■ Short exercise ■
The line containing "const yTicks = [0, 50, 100, 150, 200, 250, 300];" marks the end: extract everything from the first line of the data through that line, exactly, with no pictures.

** BEGIN Stored records **

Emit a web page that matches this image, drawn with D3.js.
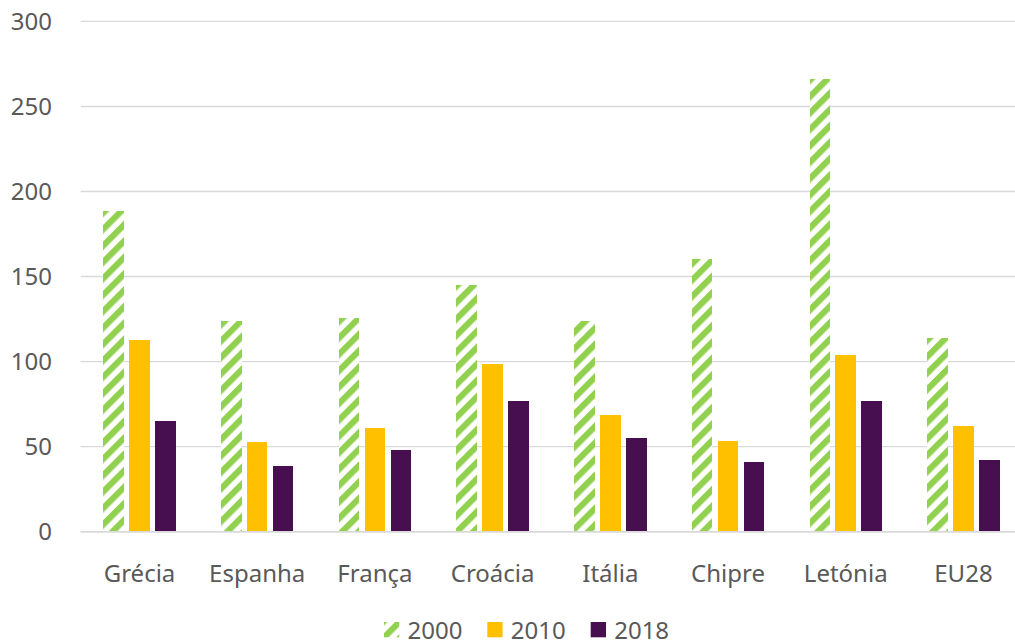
<!DOCTYPE html>
<html>
<head>
<meta charset="utf-8">
<script src="https://cdn.jsdelivr.net/npm/d3@7"></script>
<style>
  html, body { margin: 0; padding: 0; background: #fff; }
  svg { display: block; }
  text { font-family: "Noto Sans", "Open Sans", sans-serif; fill: #595959; }
</style>
</head>
<body>
<svg id="chart" width="1015" height="643"></svg>
<script>
const categories = ["Grécia", "Espanha", "França", "Croácia", "Itália", "Chipre", "Letónia", "EU28"];
const seriesNames = ["2000", "2010", "2018"];
const values2000 = [188.6, 124, 125.6, 145, 123.6, 160.4, 266, 113.8];
const values2010 = [112.8, 52.9, 61.1, 98.7, 68.7, 53.5, 103.6, 62.3];
const values2018 = [65.2, 38.4, 48.2, 77, 55, 41, 76.6, 42.3];
const yTicks = [0, 50, 100, 150, 200, 250, 300];

const seriesValues = [values2000, values2010, values2018];
const fills = ["url(#stripes)", "#ffc000", "#470f4f"];

const svg = d3.select("#chart");

// pattern
const defs = svg.append("defs");
const pat = defs.append("pattern")
  .attr("id", "stripes")
  .attr("patternUnits", "userSpaceOnUse")
  .attr("width", 11.6).attr("height", 11.6)
  .attr("patternTransform", "rotate(45)");
pat.append("rect").attr("width", 11.6).attr("height", 11.6).attr("fill", "#ffffff");
pat.append("rect").attr("width", 6.2).attr("height", 11.6).attr("fill", "#92d050");

const y = d3.scaleLinear().domain([0, 300]).range([531.7, 21.4]);
const x = d3.scaleBand().domain(categories).range([80.65, 1022.3]).padding(0);
const step = x.step();
const groupW = 72.4;
const xi = d3.scaleBand().domain(seriesNames)
  .range([(step - groupW) / 2, (step + groupW) / 2])
  .paddingInner(0.21).paddingOuter(0);

// gridlines
svg.append("g").selectAll("line").data(yTicks).join("line")
  .attr("x1", 80.65).attr("x2", 1022.3)
  .attr("y1", d => y(d)).attr("y2", d => y(d))
  .attr("stroke", "#d9d9d9").attr("stroke-width", 1.4);

// y labels
svg.append("g").selectAll("text").data(yTicks).join("text")
  .attr("x", 52).attr("y", d => y(d))
  .attr("dy", "0.36em")
  .attr("text-anchor", "end")
  .attr("font-size", 24)
  .text(d => d);

// bars
seriesNames.forEach((s, si) => {
  svg.append("g").selectAll("rect").data(categories).join("rect")
    .attr("x", (c) => x(c) + xi(s))
    .attr("width", xi.bandwidth())
    .attr("y", (c, i) => y(seriesValues[si][i]))
    .attr("height", (c, i) => y(0) - y(seriesValues[si][i]))
    .attr("fill", fills[si])
    .attr("shape-rendering", "crispEdges");
});

// baseline redraw
svg.append("line")
  .attr("x1", 80.65).attr("x2", 1022.3)
  .attr("y1", y(0)).attr("y2", y(0))
  .attr("stroke", "#d9d9d9").attr("stroke-width", 1.4);

// x labels
svg.append("g").selectAll("text").data(categories).join("text")
  .attr("x", c => x(c) + step / 2)
  .attr("y", 581.5)
  .attr("text-anchor", "middle")
  .attr("font-size", 24)
  .text(c => c);

// legend
const legendX = [384, 487.3, 590.7];
const lg = svg.append("g");
seriesNames.forEach((s, si) => {
  lg.append("rect")
    .attr("x", legendX[si]).attr("y", 622)
    .attr("width", 15.3).attr("height", 15.3)
    .attr("fill", fills[si]);
  lg.append("text")
    .attr("x", legendX[si] + 23.5).attr("y", 638.5)
    .attr("font-size", 24)
    .text(s);
});
</script>
</body>
</html>
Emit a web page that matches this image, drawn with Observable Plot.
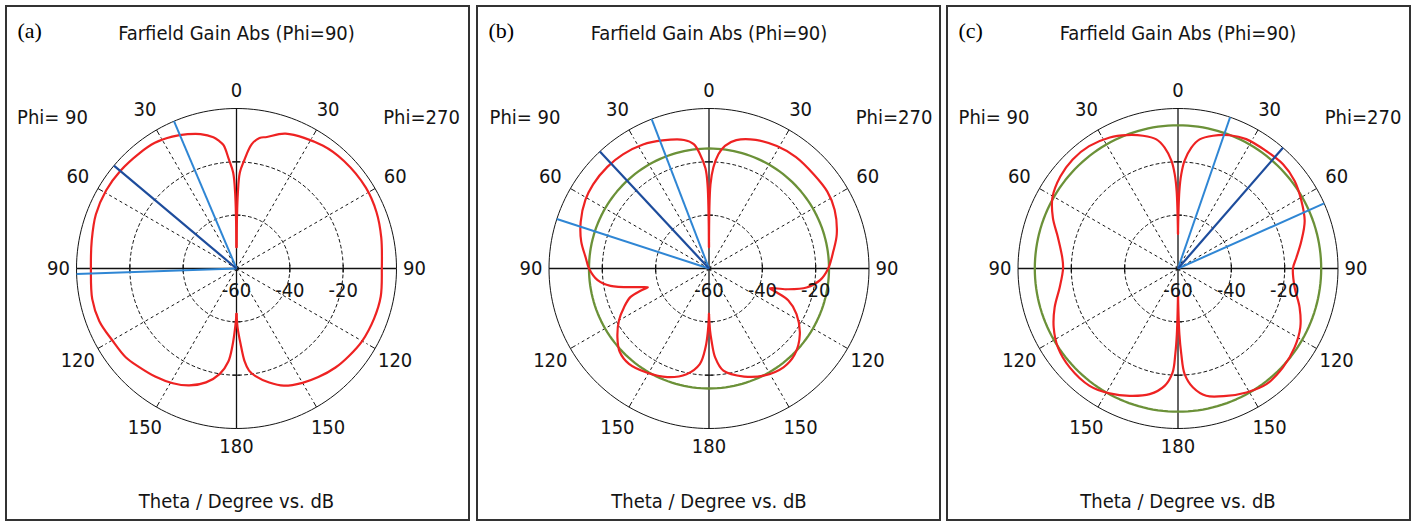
<!DOCTYPE html>
<html><head><meta charset="utf-8">
<script src="https://cdn.jsdelivr.net/npm/d3@7"></script>
<script src="https://cdn.jsdelivr.net/npm/@observablehq/plot@0.6"></script>
<style>
body{margin:0;background:#fff;width:1416px;height:522px;overflow:hidden;position:relative}
.panel{position:absolute;top:5px;width:461px;height:512px;border:2px solid #333;background:#fff}
.panel svg{display:block}
</style></head><body>
<div id="p0" class="panel" style="left:5px"></div>
<div id="p1" class="panel" style="left:476px"></div>
<div id="p2" class="panel" style="left:946px"></div>
<script>
// ---------- data ----------
const DB_MIN = -60, DB_MAX = 0;
const gridDb = [-40, -20];
const radialLabelDb = [-60, -40, -20];
const thetaTicks = [0, 30, 60, 90, 120, 150, 180];
const spokeThetas = [30, 60, 120, 150];
const panelTags = ["(a)", "(b)", "(c)"];
const titleText = "Farfield Gain Abs (Phi=90)";
const captionText = "Theta / Degree vs. dB";
const phiLeftLabel = "Phi= 90";
const phiRightLabel = "Phi=270";

// [theta (deg), gain (dB)]
const redA_phi90 = [[0,-52],[1,-32],[2,-24],[4,-19],[6,-13.5],[8,-11.5],[10,-10],[15,-7.8],[20,-6.4],[26,-5],[33,-3.8],[40,-3.5],[50,-3.1],[59,-3],[69,-3.5],[79,-4.7],[90,-5.4],[102,-4.7],[111,-4.9],[120,-6.2],[129,-6.8],[135,-8],[143,-9.3],[151,-10.8],[158,-12.7],[165,-15.8],[171,-20],[175,-25],[177,-31],[178,-35],[179,-39],[180,-43]];
const redA_phi270 = [[0,-52],[1,-32],[2,-24],[4,-19.5],[7,-13],[10,-10.3],[13,-9.4],[20,-6.2],[35,-3.7],[45,-3],[58,-2.8],[68,-3.4],[78,-4.5],[90,-5.5],[101,-4.9],[110,-5.1],[120,-5.6],[128,-6.6],[135,-7.5],[143,-9],[150,-10.5],[158,-12.6],[164,-15.5],[170,-19],[173,-21.4],[175,-25],[177,-32],[178,-35],[179,-38],[180,-43]];
const redB_phi90 = [[0,-52],[1,-28.5],[2,-22.5],[4.5,-17],[7,-13],[11,-10.9],[20,-8.9],[28,-7.3],[37,-6.4],[45,-6.1],[54,-6.3],[61,-7],[70,-8.8],[78,-11],[85,-13.6],[90,-15],[96,-18],[100,-22.5],[104.5,-32],[107,-36],[108,-33],[110,-28.6],[114.5,-25],[120,-21],[127,-17],[133,-14.2],[140,-13.3],[149,-14.5],[159,-16.4],[168,-19.5],[174.5,-24],[177.5,-30.4],[179,-36.6],[180,-43]];
const redB_phi270 = [[0,-52],[1,-28.5],[2.5,-22],[4.7,-17],[7.4,-13.6],[12,-10.8],[20,-8.7],[29,-7.5],[38,-7],[48,-7.2],[57,-7.1],[65,-8],[75,-10.4],[82,-12.9],[90,-15.3],[96,-18.1],[101,-22.7],[105,-29.9],[108,-36],[109.5,-33],[112,-27.9],[117.5,-23],[126,-17.9],[135,-14.5],[143,-13.6],[153,-14.9],[162,-17.4],[172,-21.3],[176,-26.5],[178,-32.9],[179,-36.6],[180,-43]];
const redC_phi90 = [[0,-47],[1,-31],[2,-24.6],[3.5,-19.5],[6.3,-14.4],[9.5,-10.9],[14.8,-8.5],[21,-6.4],[27.5,-4.6],[36,-3.3],[44,-3.15],[52,-4],[60.5,-5.9],[68,-9.4],[75.5,-13.5],[84.6,-16.4],[90,-16.9],[99,-15.1],[107.5,-11.5],[115.4,-8.4],[123.4,-6.1],[132.4,-5],[143,-4.9],[151.3,-6.6],[159.2,-8.9],[167.3,-11.7],[173.5,-15.7],[177,-20.9],[178.2,-27.9],[179,-35.4],[180,-50]];
const redC_phi270 = [[0,-47],[1,-31],[2,-24.6],[3.5,-19.5],[6.3,-14.4],[9.5,-10.9],[14.8,-8.5],[21.2,-6.4],[27.8,-5.15],[36.9,-4.9],[45.2,-4.5],[53.1,-5.3],[61.2,-7.2],[69.4,-9.25],[77.4,-12.6],[84.7,-15.4],[90,-16.9],[99.2,-15.7],[107.8,-12.1],[115.7,-9.1],[124.1,-7.2],[133.3,-5.9],[142.6,-5.4],[151.1,-6.9],[159.2,-8.9],[167.5,-11.1],[172.8,-15],[176.4,-20.3],[177.8,-27.9],[178.8,-35.4],[180,-50]];
const greenLevel = [null, -15, -6.3];          // dB circle
const mainLobeTheta = [50, 43, 41];
const mainLobePhi = [90, 90, 270];
const beamEdgeTheta = [[23, 92], [21, 72], [19, 66]];
const redSeries = [[redA_phi90, redA_phi270], [redB_phi90, redB_phi270], [redC_phi90, redC_phi270]];

// ---------- layout / style ----------
const R_PX = 160;
const centerX = [229, 230.5, 229.5];
const centerY = 261;
const SANS = "'DejaVu Sans Condensed', 'DejaVu Sans', sans-serif";
const SERIF = "'Liberation Serif', 'DejaVu Serif', serif";
const FS = 20;
const INK = "#141414";
const RED = "#ee2222", GREEN = "#6b9138", BLUE_L = "#2f86d4", BLUE_D = "#1d4c9c";

const span = DB_MAX - DB_MIN;
const k = R_PX / span;
const rad = d => d * Math.PI / 180;
const rOf = db => Math.max(0, db - DB_MIN);
function polar(theta, db, phi) {
  const s = phi === 90 ? -1 : 1, r = rOf(db);
  return {x: s * r * Math.sin(rad(theta)), y: r * Math.cos(rad(theta))};
}
function circle(db) {
  const r = rOf(db);
  return d3.range(0, 361, 2).map(a => ({x: r * Math.sin(rad(a)), y: r * Math.cos(rad(a))}));
}

function panel(i) {
  const cx = centerX[i];
  const marks = [];
  for (const v of gridDb) marks.push(Plot.line(circle(v), {x: "x", y: "y", stroke: INK, strokeWidth: 1, strokeDasharray: "3,3"}));
  const spokes = spokeThetas.flatMap(t => [90, 270].map(p => ({t, p})));
  marks.push(Plot.link(spokes, {
    x1: () => 0, y1: () => 0,
    x2: d => polar(d.t, DB_MAX - 3.2, d.p).x, y2: d => polar(d.t, DB_MAX - 3.2, d.p).y,
    stroke: INK, strokeWidth: 1, strokeDasharray: "3,3"}));
  marks.push(Plot.link(spokes, {
    x1: d => polar(d.t, DB_MAX - 2.2, d.p).x, y1: d => polar(d.t, DB_MAX - 2.2, d.p).y,
    x2: d => polar(d.t, DB_MAX, d.p).x, y2: d => polar(d.t, DB_MAX, d.p).y,
    stroke: INK, strokeWidth: 1}));
  marks.push(Plot.line(circle(DB_MAX), {x: "x", y: "y", stroke: INK, strokeWidth: 1}));
  const R = rOf(DB_MAX);
  marks.push(Plot.link([{x1: -R, y1: 0, x2: R, y2: 0}, {x1: 0, y1: -R, x2: 0, y2: R}],
    {x1: "x1", y1: "y1", x2: "x2", y2: "y2", stroke: "#111", strokeWidth: 1.3}));
  const tl = 4 / k;
  const axTicks = gridDb.flatMap(v => {
    const r = rOf(v);
    return [
      {x1: r, y1: -tl, x2: r, y2: tl}, {x1: -r, y1: -tl, x2: -r, y2: tl},
      {x1: -tl, y1: r, x2: tl, y2: r}, {x1: -tl, y1: -r, x2: tl, y2: -r}];
  });
  marks.push(Plot.link(axTicks, {x1: "x1", y1: "y1", x2: "x2", y2: "y2", stroke: "#111", strokeWidth: 1.2}));
  if (greenLevel[i] != null) marks.push(Plot.line(circle(greenLevel[i]), {x: "x", y: "y", stroke: GREEN, strokeWidth: 2.3}));
  const [s90, s270] = redSeries[i];
  for (const [ser, phi] of [[s90, 90], [s270, 270]]) {
    marks.push(Plot.line(ser.map(([t, g]) => polar(t, g, phi)),
      {x: "x", y: "y", stroke: RED, strokeWidth: 2.2, curve: "catmull-rom"}));
  }
  const bl = beamEdgeTheta[i].map(t => ({t, p: mainLobePhi[i]}));
  marks.push(Plot.link(bl, {x1: () => 0, y1: () => 0,
    x2: d => polar(d.t, DB_MAX, d.p).x, y2: d => polar(d.t, DB_MAX, d.p).y, stroke: BLUE_L, strokeWidth: 2}));
  marks.push(Plot.link([{t: mainLobeTheta[i], p: mainLobePhi[i]}], {x1: () => 0, y1: () => 0,
    x2: d => polar(d.t, DB_MAX, d.p).x, y2: d => polar(d.t, DB_MAX, d.p).y, stroke: BLUE_D, strokeWidth: 2.2}));
  const labs = thetaTicks.flatMap(t => (t === 0 || t === 180) ? [{t, p: 270}] : [{t, p: 90}, {t, p: 270}]);
  const lr = t => (178 + 6 * Math.abs(Math.sin(rad(2 * t)))) / k + DB_MIN;
  marks.push(Plot.text(labs, {
    x: d => polar(d.t, lr(d.t), d.p).x, y: d => polar(d.t, lr(d.t), d.p).y,
    text: d => String(d.t), fontSize: FS, fontFamily: SANS, fill: INK, textAnchor: "middle", lineAnchor: "middle"}));
  marks.push(Plot.text(radialLabelDb, {
    x: v => rOf(v), y: () => -22 / k, text: v => String(v),
    fontSize: FS, fontFamily: SANS, fill: INK, textAnchor: "middle", lineAnchor: "middle"}));
  marks.push(Plot.text([{s: phiLeftLabel, x: -184}, {s: phiRightLabel, x: 185}], {
    x: d => d.x / k, y: () => 151 / k, text: "s",
    fontSize: FS, fontFamily: SANS, fill: INK, textAnchor: "middle", lineAnchor: "middle"}));
  marks.push(Plot.text([titleText], {x: () => 0, y: () => 235 / k, text: d => d,
    fontSize: FS, fontFamily: SANS, fill: INK, textAnchor: "middle", lineAnchor: "middle"}));
  marks.push(Plot.text([captionText], {x: () => 0, y: () => -233 / k, text: d => d,
    fontSize: FS, fontFamily: SANS, fill: INK, textAnchor: "middle", lineAnchor: "middle"}));
  marks.push(Plot.text([panelTags[i]], {x: () => -(cx - 10) / k, y: () => 238 / k, text: d => d,
    fontSize: 22, fontFamily: SERIF, fill: "#000", textAnchor: "start", lineAnchor: "middle"}));

  return Plot.plot({
    width: 461, height: 512, margin: 0,
    x: {domain: [-span, span], range: [cx - R_PX, cx + R_PX], axis: null},
    y: {domain: [-span, span], range: [centerY + R_PX, centerY - R_PX], axis: null},
    style: {background: "#fff", overflow: "visible", fontStretch: "condensed"},
    marks
  });
}
for (let i = 0; i < 3; i++) document.getElementById("p" + i).appendChild(panel(i));
</script>
</body></html>
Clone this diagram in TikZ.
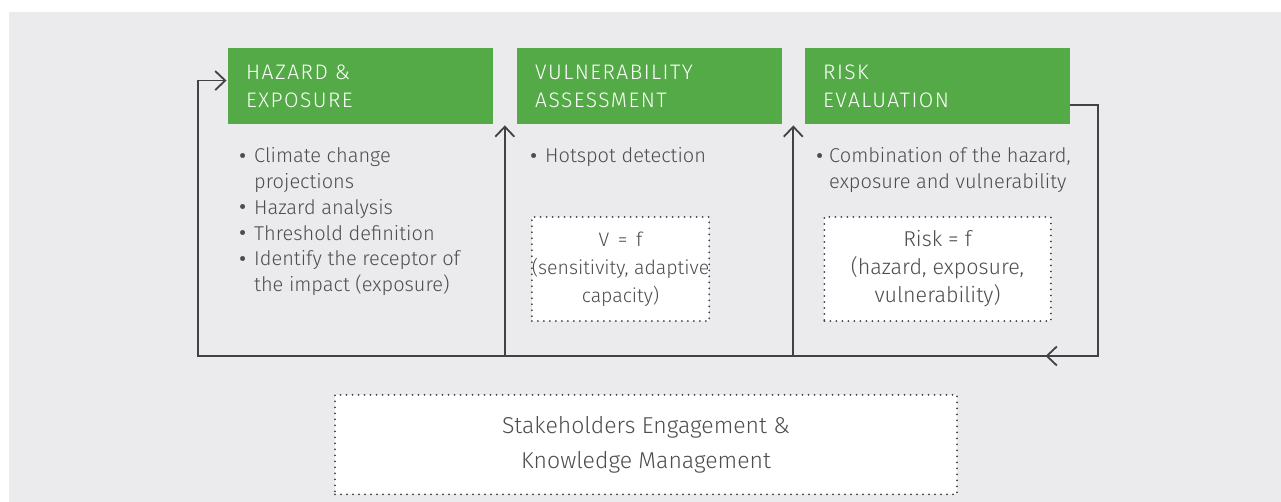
\documentclass[tikz,border=0pt]{standalone}
\usepackage{fontspec}
\IfFontExistsTF{Fira Sans Light}{%
  \setmainfont{Fira Sans Light}\newfontfamily\hdfont{Fira Sans Light}[LetterSpace=7]}{%
  \setmainfont{Fira Sans}\newfontfamily\hdfont{Fira Sans}[LetterSpace=7]}
\newfontfamily\bulfont{Fira Sans}
\usetikzlibrary{arrows.meta}
\definecolor{bg}{HTML}{EBEBED}
\definecolor{grn}{HTML}{55AA48}
\definecolor{ln}{HTML}{424242}
\definecolor{txt}{HTML}{4D4D4D}
\newcommand\bul{\raisebox{-0.05ex}{\bulfont\fontsize{22}{22}\selectfont •}}
\begin{document}
\begin{tikzpicture}[x=1pt,y=-1pt,
  gbox/.style={fill=grn, text=white, anchor=north west, minimum height=75.5pt,
    inner xsep=18pt, inner ysep=0pt, text width=228.5pt, align=left,
    font=\hdfont\fontsize{21}{28}\selectfont},
  body/.style={text=txt, inner sep=0pt, anchor=base west,
    font=\fontsize{20}{25.7}\selectfont},
  dotbox/.style={draw=ln, fill=white, line width=2pt, dash pattern=on 0pt off 6pt,
    line cap=round, text=txt, align=center, inner sep=0pt},
  conn/.style={draw=ln, line width=1.8pt},
  tip/.style={-{Straight Barb[length=10pt,width=19pt]}, shorten >=1.5pt}
]
\useasboundingbox (0,0) rectangle (1281,502);
\fill[bg] (9,12) rectangle (1281,502);

% header boxes
\node[gbox] (haz) at (228,48) {HAZARD \&\\EXPOSURE};
\node[gbox] (vul) at (517,48) {VULNERABILITY\\ASSESSMENT};
\node[gbox] (risk) at (805,48) {RISK\\EVALUATION};

% body texts
\node[body] (hazt) at (239,163) {\begin{tabular}[t]{@{}p{15pt}@{}l@{}}
\bul & Climate change\\
     & projections\\
\bul & Hazard analysis\\
\bul & Threshold definition\\
\bul & Identify the receptor of\\
     & the impact (exposure)
\end{tabular}};
\node[body] (vult) at (530,163) {\begin{tabular}[t]{@{}p{15pt}@{}l@{}}
\bul & Hotspot detection
\end{tabular}};
\node[body] (riskt) at (816,163) {\begin{tabular}[t]{@{}p{13pt}@{}l@{}}
\bul & Combination of the hazard,\\
     & exposure and vulnerability
\end{tabular}};

% dotted formula boxes
\node[dotbox, minimum width=171pt, minimum height=104pt,
  font=\fontsize{19.5}{28}\selectfont] (vf) at (620.5,269)
  {V \,=\, f\\(sensitivity, adaptive\\capacity)};
\node[dotbox, minimum width=226.5pt, minimum height=104pt,
  font=\fontsize{21.5}{28}\selectfont] (rf) at (937.5,269)
  {Risk = f\\(hazard, exposure,\\vulnerability)};
\node[dotbox, minimum width=622pt, minimum height=99.5pt,
  font=\fontsize{23}{34.5}\selectfont] (sk) at (646,444.7)
  {Stakeholders Engagement \&\\Knowledge Management};

% connectors
\coordinate (BL) at (197.7,356);
\coordinate (BR) at (1097.7,356);
\coordinate (A1) at (504.8,356);
\coordinate (A2) at (793.3,356);
\coordinate (AM) at (1044,356);
\draw[conn, tip] ([yshift=-19pt]risk.east) -| (BR) -- (BL) |- ([yshift=5.4pt]haz.west);
\draw[conn, tip] (BR) -- (AM);
\draw[conn, tip] (A1) -- (A1 |- haz.south);
\draw[conn, tip] (A2) -- (A2 |- risk.south);
\end{tikzpicture}
\end{document}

** END Stored records **

■ Worked answer ■
Emit a web page that matches this image, drawn with D3.js.
<!DOCTYPE html>
<html>
<head>
<meta charset="utf-8">
<script src="https://cdn.jsdelivr.net/npm/d3@7"></script>
<style>
  html, body { margin: 0; padding: 0; background: #fff; }
  svg { display: block; }
  text { font-family: "Noto Sans", "Open Sans", sans-serif; fill: #595959; }
</style>
</head>
<body>
<svg id="chart" width="1015" height="643"></svg>
<script>
const categories = ["Grécia", "Espanha", "França", "Croácia", "Itália", "Chipre", "Letónia", "EU28"];
const seriesNames = ["2000", "2010", "2018"];
const values2000 = [188.6, 124, 125.6, 145, 123.6, 160.4, 266, 113.8];
const values2010 = [112.8, 52.9, 61.1, 98.7, 68.7, 53.5, 103.6, 62.3];
const values2018 = [65.2, 38.4, 48.2, 77, 55, 41, 76.6, 42.3];
const yTicks = [0, 50, 100, 150, 200, 250, 300];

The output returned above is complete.